How to Shorten the Elder Care Crisis

By Franklin Drazen, CELA

Many people who call my office are in the midst of an elder care crisis, but they can’t see it.

What is an elder care crisis? It’s what happens when the older adult has a problem that throws the family into chaos. It could be a medical event, a fall, an accident, a car wreck, or something else.

For these families, the elder care crisis isn’t a special event. It’s an everyday occurrence.

Things have to get really bad for these family caregivers to pick up the phone and ask for our help, and when they do, the help they often request will fix only a small fraction of the problem. For instance, a man with advanced Alzheimer’s disease who is still living at home mistakes his wife for an intruder and attacks her. She is in a coma in the hospital, and the kids call me for help with asset protection.

Most families don’t come to me after the first crisis, because they don’t recognize their situation as a crisis. Let’s say your elderly mother falls, breaks a bone, and ends up in the hospital. After spending a month in rehab, she comes home. Medicare provides help for a few weeks, but after that ends, Mom tells you she doesn’t need any help. You know she does and that it’s only a matter of time before something else happens, which means you and your siblings are on pins and needles waiting for the next emergency. When that happens, as it always does, everybody jumps. You and your siblings spend all your time and resources taking care of that crisis and the stress it creates, only to bring her home and repeat the same sorry cycle again and again. Usually, people don’t realize there is a different way to deal with these concerns.

In my work as an elder law attorney, I look for fact patterns, and this is a common one. Families like these are going from crisis to crisis to crisis. There’s no peace for anyone.

However, my clients who opt for Life Care Plans don’t experience these crises. When the day comes that Mom needs help or can’t stay at home anymore, her children are prepared. This kind of planning turns every crisis into a transition, removing the chaos and stress from the equation.

When I compare the faces and demeanor of people when they arrive for their initial meeting with me to how they appear when they leave hire us, the difference is striking. They almost always come in with long faces showing the pressure they feel. Often the caregivers are under so much stress that they can’t answer even the simplest questions. If other family members attend this first meeting, it’s easy to see the conflict simmering under the surface. After these people hire us to create a Life Care Plan for their loved one, the stress drains away. You can see it on their faces. Their think can clearly again. They can plan. They can smile. They can go back to being a spouse, a son, a daughter, a loved one. Family harmony is often restored. It’s wonderful to watch and to be part of.

One of the biggest reasons families linger for weeks, months, or even years in crisis mode involves the adult children. In many cases, the kids are unwilling to accept the role reversal that often happens as parents age. The children need to step into the role of the parent, and some put it off for as long as possible, even if the older adult has a condition like dementia or Alzheimer’s disease. The kids are still looking to their parent for approval, validation, agreement, and logic.
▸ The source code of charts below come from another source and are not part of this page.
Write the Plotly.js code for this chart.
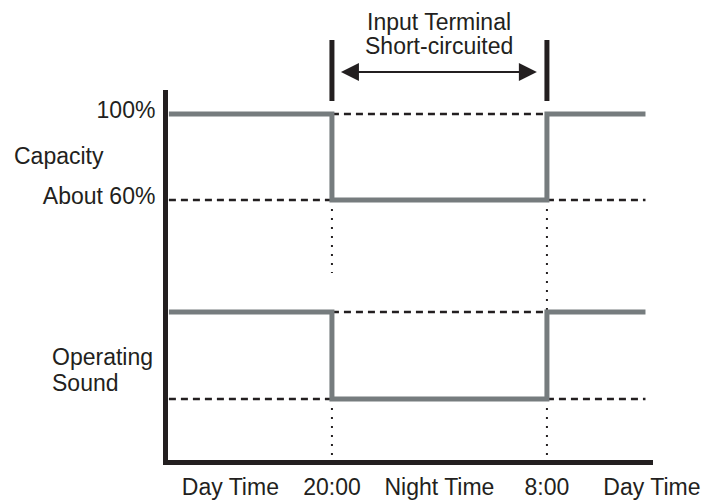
<!DOCTYPE html>
<html>
<head>
<meta charset="utf-8">
<script src="https://cdn.plot.ly/plotly-3.0.1.min.js"></script>
<style>html,body{margin:0;padding:0;background:#fff;}#chart{width:705px;height:502px;}</style>
</head>
<body>
<div id="chart"></div>
<script>
// ---- data (hours on a continuous clock: 20 = 20:00, 32 = 8:00 next day) ----
const hours = [10.9, 20, 32, 37.5];          // start, 20:00, 8:00, end
const capacity = [100, 60, 100, 100];        // % capacity
const sound = [1, 0, 1, 1];                  // operating sound level (high / low)
const capTickVals = [100, 60];
const capTickText = ['100%', 'About 60%'];
const timeTickVals = [14.33, 20, 26, 32, 37.86];
const timeTickText = ['Day Time', '20:00', 'Night Time', '8:00', 'Day Time'];
const switchHours = [20, 32];                // input terminal short-circuited between these
const dotUpperEnds = [26, 8];                // lower end (capacity %) of upper guide dots
const dotLowerEnd = -0.67;                   // lower end (sound units) of lower guide dots
const sideLabels = ['Capacity', 'Operating', 'Sound'];
const noteLines = ['Input Terminal', 'Short-circuited'];

const INK = '#231f20';
const GRAY = '#767c7e';
const FONT = 'Liberation Sans, Arial, sans-serif';

function dashedFor(levels, axis) {
  const hi = Math.max(...levels), lo = Math.min(...levels);
  const x = [switchHours[0], switchHours[1], null, hours[0], switchHours[0], null, switchHours[1], hours[hours.length-1]];
  const y = [hi, hi, null, lo, lo, null, lo, lo];
  return {x, y, yaxis: axis, mode: 'lines', line: {color: INK, width: 2.5, dash: '7px,5px'}, hoverinfo: 'skip'};
}

const capLow = Math.min(...capacity);
const traces = [
  dashedFor(capacity, 'y'),
  dashedFor(sound, 'y2'),
  // upper dotted guides
  {x: [switchHours[0], switchHours[0], null, switchHours[1], switchHours[1]],
   y: [capLow, dotUpperEnds[0], null, capLow, dotUpperEnds[1]],
   yaxis: 'y', mode: 'lines', line: {color: INK, width: 2, dash: '2px,7px'}, hoverinfo: 'skip'},
  // lower dotted guides
  {x: [switchHours[0], switchHours[0], null, switchHours[1], switchHours[1]],
   y: [Math.min(...sound), dotLowerEnd, null, Math.min(...sound), dotLowerEnd],
   yaxis: 'y2', mode: 'lines', line: {color: INK, width: 2, dash: '2px,7px'}, hoverinfo: 'skip'},
  // step lines
  {x: hours, y: capacity, yaxis: 'y', mode: 'lines', line: {color: GRAY, width: 5, shape: 'hv'}, hoverinfo: 'skip'},
  {x: hours, y: sound, yaxis: 'y2', mode: 'lines', line: {color: GRAY, width: 5, shape: 'hv'}, hoverinfo: 'skip'}
];

const L = 168, R = 52, T = 90, B = 42;
const plotW = 705 - L - R, plotH = 502 - T - B;
const px2paperX = p => (p - L) / plotW;
const px2paperY = p => (502 - B - p) / plotH;

// black marker bars at the switching times (x in data, y above the plot area)
const shapes = switchHours.map(h => ({
  type: 'line', xref: 'x', yref: 'paper', x0: h, x1: h, y0: px2paperY(101), y1: px2paperY(40),
  line: {color: INK, width: 5}, layer: 'above'
}));

const annotations = [
  // double-headed arrow
  {xref: 'x', yref: 'paper', axref: 'x', ayref: 'pixel', x: 31.44, ax: 20.42, y: px2paperY(72), ay: 0,
   text: '', showarrow: true, arrowside: 'end+start', arrowhead: 2, startarrowhead: 2,
   arrowwidth: 2, arrowsize: 1.8, startarrowsize: 1.8, arrowcolor: INK, standoff: 0, startstandoff: 0},
  {xref: 'x', yref: 'paper', x: (switchHours[0] + switchHours[1]) / 2, y: px2paperY(21.5), text: noteLines[0],
   showarrow: false, xanchor: 'center', yanchor: 'middle', font: {size: 23, color: INK, family: FONT}},
  {xref: 'x', yref: 'paper', x: (switchHours[0] + switchHours[1]) / 2, y: px2paperY(46.5), text: noteLines[1],
   showarrow: false, xanchor: 'center', yanchor: 'middle', font: {size: 23, color: INK, family: FONT}},
  {xref: 'paper', yref: 'paper', x: px2paperX(12), y: px2paperY(156), text: sideLabels[0],
   showarrow: false, xanchor: 'left', yanchor: 'middle', font: {size: 23, color: INK, family: FONT}},
  {xref: 'paper', yref: 'paper', x: px2paperX(50), y: px2paperY(356.5), text: sideLabels[1],
   showarrow: false, xanchor: 'left', yanchor: 'middle', font: {size: 23, color: INK, family: FONT}},
  {xref: 'paper', yref: 'paper', x: px2paperX(50), y: px2paperY(382.5), text: sideLabels[2],
   showarrow: false, xanchor: 'left', yanchor: 'middle', font: {size: 23, color: INK, family: FONT}}
];

const layout = {
  width: 705, height: 502,
  margin: {l: L, r: R, t: T, b: B, pad: 0},
  paper_bgcolor: '#ffffff', plot_bgcolor: '#ffffff',
  showlegend: false,
  font: {family: FONT, color: INK, size: 23},
  xaxis: {range: [10.85, 37.92], showgrid: false, zeroline: false, showline: true, linewidth: 5, linecolor: INK,
          ticks: '', tickvals: timeTickVals, ticktext: timeTickText, tickfont: {size: 23, color: INK},
          ticklabeloverflow: 'allow', ticklabelstandoff: 2, fixedrange: true},
  yaxis: {range: [-60.93, 111.16], showgrid: false, zeroline: false, showline: true, linewidth: 5, linecolor: INK,
          ticks: '', tickvals: capTickVals, ticktext: capTickText, tickfont: {size: 23, color: INK},
          ticklabelshift: -4, ticklabelstandoff: 3, fixedrange: true},
  yaxis2: {range: [-0.701, 3.552], overlaying: 'y', visible: false, fixedrange: true},
  shapes: shapes,
  annotations: annotations
};

Plotly.newPlot('chart', traces, layout, {displayModeBar: false, staticPlot: true});
</script>
</body>
</html>
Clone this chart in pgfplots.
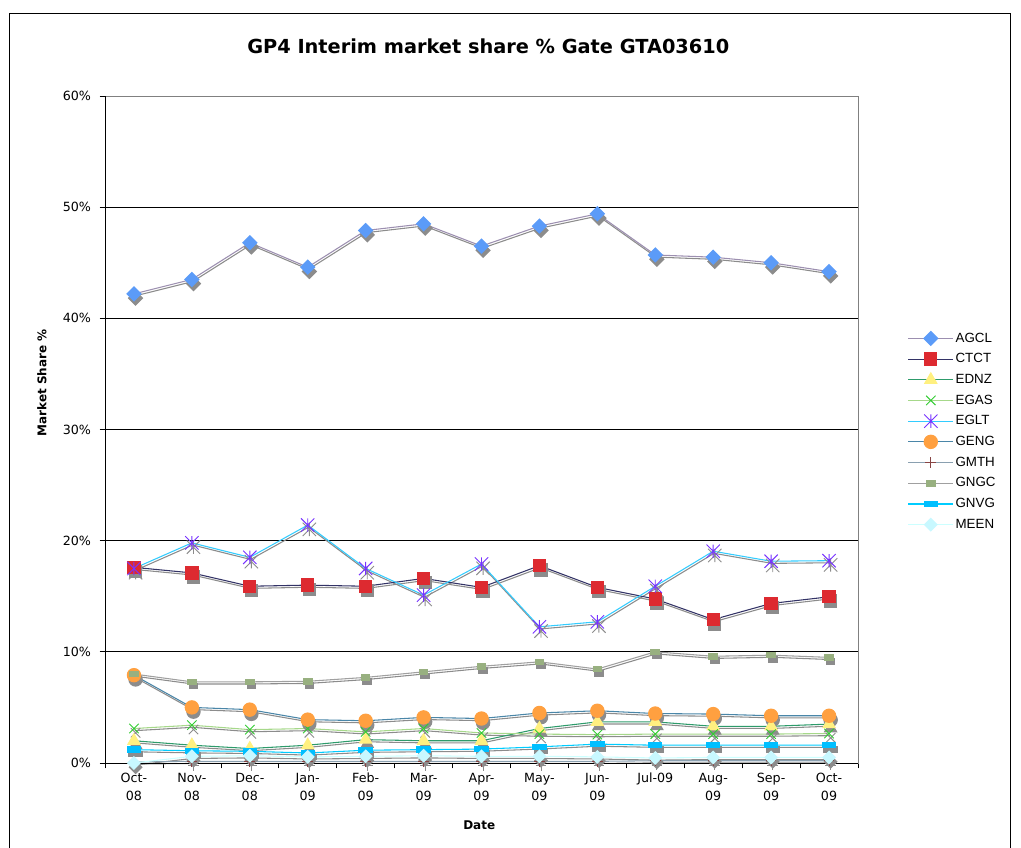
\documentclass[border=0pt]{standalone}
\usepackage{pgfplots}
\pgfplotsset{compat=1.18}
\usepackage{pgfplotstable}
\usepackage{fontspec}
\setmainfont{DejaVu Sans}
\newfontfamily\legfont{Liberation Sans}

\definecolor{agclL}{HTML}{9C8FB0}\definecolor{agclM}{HTML}{5B9BF8}
\definecolor{ctctL}{HTML}{333366}\definecolor{ctctM}{HTML}{DD2A30}
\definecolor{ednzL}{HTML}{2E9B6B}\definecolor{ednzM}{HTML}{FFF080}
\definecolor{egasL}{HTML}{A6D88A}\definecolor{egasM}{HTML}{33CC33}
\definecolor{egltL}{HTML}{33CCFF}\definecolor{egltM}{HTML}{7733FF}
\definecolor{gengL}{HTML}{4A86A8}\definecolor{gengM}{HTML}{FFA040}
\definecolor{gmthL}{HTML}{8AA0B0}\definecolor{gmthM}{HTML}{884444}
\definecolor{gngcL}{HTML}{A0A0A0}\definecolor{gngcM}{HTML}{98B080}
\definecolor{gnvgL}{HTML}{00CCFF}\definecolor{gnvgM}{HTML}{00BFFF}
\definecolor{meenL}{HTML}{CCFFFF}\definecolor{meenM}{HTML}{C8F8FF}
\definecolor{shadowc}{HTML}{8C8C8C}

\pgfdeclareplotmark{xstar}{%
  \pgfpathmoveto{\pgfqpoint{-\pgfplotmarksize}{-\pgfplotmarksize}}%
  \pgfpathlineto{\pgfqpoint{\pgfplotmarksize}{\pgfplotmarksize}}%
  \pgfpathmoveto{\pgfqpoint{-\pgfplotmarksize}{\pgfplotmarksize}}%
  \pgfpathlineto{\pgfqpoint{\pgfplotmarksize}{-\pgfplotmarksize}}%
  \pgfpathmoveto{\pgfqpoint{0pt}{-\pgfplotmarksize}}%
  \pgfpathlineto{\pgfqpoint{0pt}{\pgfplotmarksize}}%
  \pgfusepathqstroke}
\pgfdeclareplotmark{wrect}{%
  \pgfpathrectangle{\pgfqpoint{-\pgfplotmarksize}{-.4\pgfplotmarksize}}{\pgfqpoint{2\pgfplotmarksize}{.8\pgfplotmarksize}}%
  \pgfusepathqfillstroke}

\pgfplotstableread{
x AGCL CTCT EDNZ EGAS EGLT GENG GMTH GNGC GNVG MEEN
0 42.2 17.6 2.0 3.1 17.5 7.9 0.1 8.0 1.2 0.0
1 43.5 17.1 1.6 3.4 19.8 5.0 0.15 7.3 1.1 0.6
2 46.8 15.9 1.3 3.0 18.5 4.8 0.15 7.3 1.05 0.65
3 44.6 16.0 1.6 3.1 21.4 3.9 0.15 7.35 0.9 0.55
4 47.9 15.9 2.1 2.8 17.5 3.8 0.15 7.7 1.15 0.6
5 48.5 16.6 2.0 3.1 15.1 4.1 0.15 8.2 1.2 0.65
6 46.5 15.8 2.0 2.7 17.9 4.0 0.15 8.7 1.25 0.6
7 48.3 17.75 3.1 2.6 12.25 4.5 0.15 9.1 1.45 0.6
8 49.4 15.8 3.7 2.55 12.7 4.7 0.15 8.45 1.7 0.55
9 45.7 14.75 3.7 2.6 15.9 4.45 0.2 10.0 1.6 0.45
10 45.5 12.9 3.3 2.6 19.05 4.4 0.2 9.6 1.6 0.5
11 45.0 14.35 3.3 2.6 18.15 4.25 0.2 9.7 1.6 0.5
12 44.2 14.95 3.5 2.65 18.2 4.25 0.2 9.5 1.6 0.5
}\data

\pgfplotsset{
  base/.style={line width=0.8pt, solid},
  sAGCL/.style={base, color=agclL, mark=square*, mark size=3.7pt, mark options={rotate=45, draw=agclM, fill=agclM, solid}},
  sCTCT/.style={base, color=ctctL, mark=square*, mark size=4.6pt, mark options={draw=ctctM, fill=ctctM, solid}},
  sEDNZ/.style={base, color=ednzL, mark=triangle*, mark size=5.2pt, mark options={draw=ednzM, fill=ednzM, solid}},
  sEGAS/.style={base, color=egasL, mark=x, mark size=5pt, mark options={draw=egasM, line width=0.7pt, solid}},
  sEGLT/.style={base, color=egltL, mark=xstar, mark size=5pt, mark options={draw=egltM, line width=0.7pt, solid}},
  sGENG/.style={base, color=gengL, mark=*, mark size=5pt, mark options={draw=gengM, fill=gengM, solid}},
  sGMTH/.style={base, color=gmthL, mark=+, mark size=4pt, mark options={draw=gmthM, line width=0.6pt, solid}},
  sGNGC/.style={base, color=gngcL, mark=wrect, mark size=3.2pt, mark options={yscale=1.6, draw=gngcM, fill=gngcM, solid}},
  sGNVG/.style={base, color=gnvgL, mark=wrect, mark size=5pt, mark options={draw=gnvgM, fill=gnvgM, solid}},
  sMEEN/.style={base, color=meenL, mark=square*, mark size=3.3pt, mark options={rotate=45, draw=meenM, fill=meenM, solid}},
  shadowed/.style={draw=shadowc, every mark/.append style={draw=shadowc, fill=shadowc}, transform canvas={shift={(0.6pt,-1.6pt)}}, forget plot},
}

\begin{document}
\begin{tikzpicture}
\path[use as bounding box] (0,0) rectangle (765.75pt,636pt);
\draw[black, line width=0.6pt] (7pt,-5pt) rectangle (757.5pt,626.25pt);
\begin{axis}[
  at={(78.75pt,63.75pt)}, anchor=south west,
  width=564.75pt, height=500.25pt, scale only axis,
  xmin=-0.5, xmax=12.5, ymin=0, ymax=60,
  xtick pos=bottom, ytick pos=left,
  xtick={0,...,12},
  xticklabels={{Oct-\\08},{Nov-\\08},{Dec-\\08},{Jan-\\09},{Feb-\\09},{Mar-\\09},{Apr-\\09},{May-\\09},{Jun-\\09},{Jul-09},{Aug-\\09},{Sep-\\09},{Oct-\\09}},
  xticklabel style={align=center, font=\fontsize{9.5}{13.5}\selectfont, anchor=north},
  minor xtick={-0.5,0.5,...,12.5},
  major x tick style={draw=none},
  minor x tick style={black, line width=0.5pt},
  tick align=outside, major tick length=4pt, minor tick length=4pt,
  ytick={0,10,...,60},
  yticklabels={0\%,10\%,20\%,30\%,40\%,50\%,60\%},
  yticklabel style={font=\fontsize{9.5}{11}\selectfont, xshift=-3pt},
  y tick style={black, line width=0.5pt},
  ymajorgrids, major grid style={black, line width=0.5pt},
  axis line style={gray, line width=0.6pt},
  title={GP4 Interim market share \% Gate GTA03610},
  title style={font=\bfseries\fontsize{14.5}{16}\selectfont, at={(axis description cs:0.509,1.0625)}, anchor=center},
  xlabel={Date},
  xlabel style={font=\bfseries\fontsize{9}{11}\selectfont, at={(axis description cs:0.497,-0.093)}, anchor=center},
  ylabel={Market Share \%},
  ylabel style={font=\bfseries\fontsize{9}{11}\selectfont, at={(axis description cs:-0.0837,0.57)}, anchor=center, rotate=0},
  legend style={at={(axis description cs:1,0.497)}, anchor=west, xshift=37pt, draw=none, fill=none,
    font=\legfont\fontsize{10}{11}\selectfont, row sep=4.65pt, inner sep=0pt,
    nodes={inner sep=1.2pt}},
  legend cell align=left,
  legend image code/.code={\draw[mark repeat=2,mark phase=2,#1] plot coordinates {(0pt,0pt) (17pt,0pt) (34pt,0pt)};},
  clip=false,
]
% shadows
\addplot[sAGCL, shadowed] table[x=x,y=AGCL]{\data};
\addplot[sCTCT, shadowed] table[x=x,y=CTCT]{\data};
\addplot[sEDNZ, shadowed] table[x=x,y=EDNZ]{\data};
\addplot[sEGAS, shadowed] table[x=x,y=EGAS]{\data};
\addplot[sEGLT, shadowed] table[x=x,y=EGLT]{\data};
\addplot[sGENG, shadowed] table[x=x,y=GENG]{\data};
\addplot[sGMTH, shadowed] table[x=x,y=GMTH]{\data};
\addplot[sGNGC, shadowed] table[x=x,y=GNGC]{\data};
\addplot[sGNVG, shadowed] table[x=x,y=GNVG]{\data};
\addplot[sMEEN, shadowed] table[x=x,y=MEEN]{\data};
% series
\addplot[sAGCL] table[x=x,y=AGCL]{\data};
\addplot[sCTCT] table[x=x,y=CTCT]{\data};
\addplot[sEDNZ] table[x=x,y=EDNZ]{\data};
\addplot[sEGAS] table[x=x,y=EGAS]{\data};
\addplot[sEGLT] table[x=x,y=EGLT]{\data};
\addplot[sGENG] table[x=x,y=GENG]{\data};
\addplot[sGMTH] table[x=x,y=GMTH]{\data};
\addplot[sGNGC] table[x=x,y=GNGC]{\data};
\addplot[sGNVG] table[x=x,y=GNVG]{\data};
\addplot[sMEEN] table[x=x,y=MEEN]{\data};
\legend{AGCL,CTCT,EDNZ,EGAS,EGLT,GENG,GMTH,GNGC,GNVG,MEEN}
\draw[black, line width=0.6pt] (rel axis cs:0,0) -- (rel axis cs:0,1);
\draw[black, line width=0.6pt] (rel axis cs:0,0) -- (rel axis cs:1,0);
\end{axis}
\end{tikzpicture}
\end{document}
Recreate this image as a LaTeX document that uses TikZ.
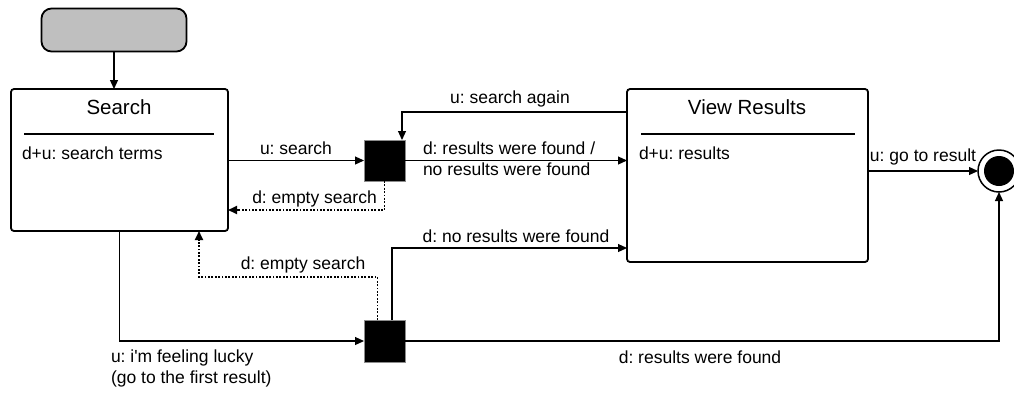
\documentclass[tikz,border=0pt]{standalone}
\usepackage{fontspec}
\setmainfont{Liberation Sans}
\usetikzlibrary{arrows.meta,calc}
\begin{document}
\frenchspacing
\begin{tikzpicture}[x=1pt,y=-1pt,
  every node/.style={inner sep=0pt,outer sep=0pt,font=\fontsize{17.5}{21}\selectfont},
  state/.style={draw,line width=1.8pt,rounded corners=3pt,fill=white},
  startbox/.style={draw,line width=1.8pt,rounded corners=10pt,fill=black!25,minimum width=145pt,minimum height=43pt},
  junction/.style={draw=black!45,line width=0.6pt,fill=black,minimum size=41pt},
  title/.style={font=\fontsize{20.5}{24}\selectfont},
  lbl/.style={text=black},
  arr/.style={line width=1.2pt,-{Triangle[length=9pt,width=8pt]}},
  emptyarr/.style={arr,line width=1.8pt,dash pattern=on 1.8pt off 1.6pt},
  divider/.style={line width=1.1pt}]
\useasboundingbox (0,0) rectangle (1014,392);

% states
\node[startbox] (start) at (114,30) {};
\node[state,minimum width=217pt,minimum height=142pt] (search) at (119.5,160) {};
\node[state,minimum width=241pt,minimum height=173pt] (view) at (747.5,175.5) {};
\node[junction] (j1) at (384.5,160.5) {};
\node[junction,minimum height=42pt] (j2) at (384.5,341) {};
\node[draw,circle,line width=1.5pt,minimum size=42pt,fill=white] (final) at (999,171) {};
\node[circle,fill=black,minimum size=30pt] (finaldot) at (final) {};

% compartments
\node[title] (searchT) at (119,107) {Search};
\draw[divider] (24,134) -- (214,134);
\node[lbl,anchor=west] (searchA) at (22,153) {d+u: search terms};
\node[title] (viewT) at (747,107) {View Results};
\draw[divider] (641,134) -- (855,134);
\node[lbl,anchor=west] (viewA) at (639,153) {d+u: results};

% transitions
\draw[arr] (start.south) -- (search.north -| start.south);
\draw[arr] (j1.west -| search.east) -- (j1.west);
\draw[arr] ([yshift=63.5pt]view.west) -| ([xshift=-3pt]j1.north east);
\draw[arr] (j1.east) -- (j1.east -| view.west);
\draw[emptyarr] (j1.south) |- ([yshift=-50pt]search.east);
\draw[arr] (final.west -| view.east) -- (final.west);
\draw[arr] (search.south) |- (j2.west);
\draw[emptyarr] ([xshift=-7pt]j2.north) -- ++(0,-43) -| ([xshift=79.5pt]search.south);
\draw[arr] ([xshift=7.5pt]j2.north) |- ([yshift=-72.5pt]view.west);
\draw[arr] (j2.east) -| (final.south);

% transition labels
\node[lbl] (l1) at (296,148) {u: search};
\node[lbl] (l2) at (510,99) {u: search again};
\node[lbl,anchor=west,align=left] (l3) at (423,158.5) {d: results were found /\\no results were found};
\node[lbl] (l4) at (314.5,199) {d: empty search};
\node[lbl] (l5) at (923,157) {u: go to result};
\node[lbl] (l6) at (516,236) {d: no results were found};
\node[lbl] (l7) at (303,265) {d: empty search};
\node[lbl,anchor=west,align=left] (l8) at (111,368) {u: i\textquotesingle m feeling lucky\\(go to the first result)};
\node[lbl] (l9) at (700,357) {d: results were found};
\end{tikzpicture}
\end{document}
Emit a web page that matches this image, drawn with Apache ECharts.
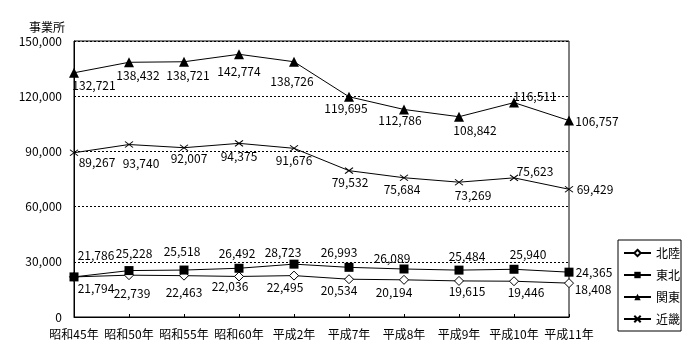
<!DOCTYPE html>
<html>
<head>
<meta charset="utf-8">
<script src="https://cdn.jsdelivr.net/npm/echarts@6/dist/echarts.min.js"></script>
<style>html,body{margin:0;padding:0;background:#fff;}#c{width:700px;height:360px;}</style>
</head>
<body>
<div id="c"></div>
<script>
const categories = ['昭和45年','昭和50年','昭和55年','昭和60年','平成2年','平成7年','平成8年','平成9年','平成10年','平成11年'];
const hokuriku = [21794, 22739, 22463, 22036, 22495, 20534, 20194, 19615, 19446, 18408];
const tohoku   = [21786, 25228, 25518, 26492, 28723, 26993, 26089, 25484, 25940, 24365];
const kanto    = [132721, 138432, 138721, 142774, 138726, 119695, 112786, 108842, 116511, 106757];
const kinki    = [89267, 93740, 92007, 94375, 91676, 79532, 75684, 73269, 75623, 69429];
const yTicks = [0, 30000, 60000, 90000, 120000, 150000];

// label nudges (pixels, relative to marker centre)
const offHokuriku = [[22,12],[3,18],[0,17],[-9,10],[-9,12],[-10,11],[-10,13],[8,11],[12,11],[24,6]];
const offTohoku   = [[22,-21],[5,-17],[-2,-19],[-2,-15],[-11,-12],[-10,-15],[-12,-11],[8,-14],[14,-15],[25,0]];
const offKanto    = [[20,13],[9,13],[4,14],[0,17],[-2,20],[-3,12],[-4,11],[16,14],[21,-6],[28,1]];
const offKinki    = [[23,10],[12,19],[5,11],[0,13],[0,12],[1,12],[-2,12],[14,13],[21,-6],[26,0]];

const FONT = '"Noto Sans CJK JP", "Noto Sans", sans-serif';
const fmt = v => Number(v).toLocaleString('en-US');

function build(vals, offs) {
  return vals.map((v, i) => ({
    value: v,
    label: { show: true, position: 'inside', offset: offs[i], formatter: p => fmt(p.value),
             color: '#000', fontSize: 12, fontFamily: FONT }
  }));
}

function series(name, vals, offs, symbol, size, itemStyle) {
  return {
    name, type: 'line', data: build(vals, offs), symbol, symbolSize: size,
    showAllSymbol: true, animation: false,
    lineStyle: { color: '#000', width: 1 },
    itemStyle: Object.assign({ opacity: 1 }, itemStyle),
    emphasis: { disabled: true }
  };
}

const chart = echarts.init(document.getElementById('c'), null, { renderer: 'canvas' });
chart.setOption({
  backgroundColor: '#fff',
  animation: false,
  textStyle: { fontFamily: FONT, color: '#000' },
  grid: { left: 74, right: 131, top: 41, bottom: 43, show: true, borderColor: '#000', borderWidth: 1, backgroundColor: 'transparent' },
  legend: {
    orient: 'vertical', left: 618, top: 240,
    padding: [7, 1, 6, 5],
    itemGap: 10, itemWidth: 27, itemHeight: 8,
    borderColor: '#000', borderWidth: 1,
    textStyle: { fontSize: 12, fontFamily: FONT, color: '#000' },
    itemTextGap: 4,
    data: ['北陸', '東北', '関東', '近畿']
  },
  xAxis: {
    type: 'category', data: categories, boundaryGap: false,
    axisLine: { lineStyle: { color: '#000', width: 1 } },
    axisTick: { inside: true, length: 3, lineStyle: { color: '#000' } },
    axisLabel: { color: '#000', fontSize: 12, fontFamily: FONT, margin: 11, interval: 0 },
    splitLine: { show: false }
  },
  yAxis: {
    type: 'value', min: yTicks[0], max: yTicks[yTicks.length - 1], interval: yTicks[1] - yTicks[0],
    name: '事業所', nameLocation: 'end', nameGap: 8,
    nameTextStyle: { color: '#000', fontSize: 12, fontFamily: FONT, align: 'right', padding: [0, 9, 0, 0] },
    axisLine: { show: true, lineStyle: { color: '#000', width: 1 } },
    axisTick: { show: false },
    axisLabel: { color: '#000', fontSize: 12, fontFamily: FONT, margin: 12, formatter: v => fmt(v) },
    splitLine: { show: true, lineStyle: { color: '#000', width: 1, type: [2, 2] } }
  },
  series: [
    series('北陸', hokuriku, offHokuriku, 'diamond', 9, { color: '#fff', borderColor: '#000', borderWidth: 1 }),
    series('東北', tohoku, offTohoku, 'rect', 9, { color: '#000', borderColor: '#000', borderWidth: 0 }),
    series('関東', kanto, offKanto, 'triangle', 10, { color: '#000', borderColor: '#000', borderWidth: 0 }),
    series('近畿', kinki, offKinki, 'path://M0,0L10,8M10,0L0,8', [8, 6], { color: 'rgba(0,0,0,0)', borderColor: '#000', borderWidth: 1 })
  ]
});
</script>
</body>
</html>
When the adult children resist taking the reins, it’s my job to help them understand what’s at stake. This requires finesse. “You have the power of attorney, right?” I asked the Melissa, the daughter of woman with dementia who was looking for her mother to make the final decision about moving to memory care. “You’re the trustee of her trust, right? You make her medical decisions for her, right?”

Melissa nodded.

What I said next is obvious to me, but it rarely occurs to most adult children in the throes of a never-ending elder care crisis.

"Do you know why your mom put you in those roles?” I asked. “She did it because she trusted you to make the right decisions when she needs help. By looking to Mom to be the adult, you are making things far more difficult for her. You're looking at her to be the adult. Mom can't relax because you're telling her you can't make the decision. If you want to be kind to your mother, you will step up and make the decision. It will work for  both of you.”

That’s how you keep the elder care crisis from going on forever.

Franklin Drazen is a Certified Elder Law Attorney and the founding member of Drazen Rubin Law, a Life Care Planning Law Firm in Milford, Connecticut.